Usually, it's ministers who propose batty and unworkable legislation, and fail to cost it, while select committees are supposed to scrutinize the proposals: picking apart the logic and bogus cost estimates. But in this case the select committee in question - the "Environmental Audit Committee" - is positively evangelical about a return to rationing. Perhaps not surprisingly, ministers are wary of committing electoral suicide, or at least, not in quite such an obvious fashion.

Benn said his department DEFRA had made its own enquiry, which unlike the watchdog's investigation, included costs. A rationing scheme would cost between £700m and £2bn to set up, he said, and between £1bn and £2bn a year to operate he said.

"In essence it is ahead of its time," the minister said Tuesday. "The cost of implementing it would be quite high and there are a lot of practical problems to be overcome." Front bench Tories are equally wary.

So what are the MPs proposing?

The ration, or "personal carbon allowance" or PCA, is a measure of an individual's energy usage, either at home or traveling. Such usage is capped, and "further emissions rights will simply not be available," the Committee says.
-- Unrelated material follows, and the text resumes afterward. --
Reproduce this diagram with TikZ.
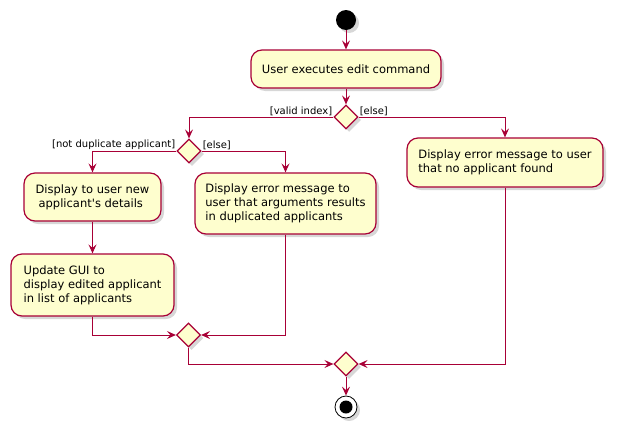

You may choose between a holiday, and turning on the heating. Points win prizes, however, and frugal individuals would be rewarded financially from the creation of an internal market.

"We could not find or imagine analogues in other fields of human activity for individual carbon trading beyond rationing during and after World War 2," the authors of the DEFRA-commissioned report "A Rough Guide to Individual Carbon Trading" wrote in 2006.

The Committee, chaired by Tim Yeo MP, lauds the potential for "engagement", which will "increase awareness" of energy consumption - what the Tyndall Centre calls "carbon consciousness" - which in turn would "spearhead behavioural change". According to the MPs, "awareness is crucial if behaviours are to change."

The committee called for "a shift in the debate away from ever-deeper and more detailed consideration of how personal carbon trading could operate towards the more decisive questions of how it could be made publicly and politically acceptable."

In other words, the MPs want to end the debate about whether or not it's a desirable option, and start marketing it as the only option.

(That's what you pay your taxes for, folks).

Ominously, the Committee declares that "further work on the operational details of schemes adds little value to the main debate", and that is future depends on persuading us of the necessity. So, translated: the scheme may be unworkable, but if it's "marketable", then it should go ahead anyway.

This will undoubtedly quicken the pulse of IT vendors, who see the mother-of-all IT contracts in the proposal. Rationing will make ID Cards look like a closed beta test.

The problems begin to stack up, however.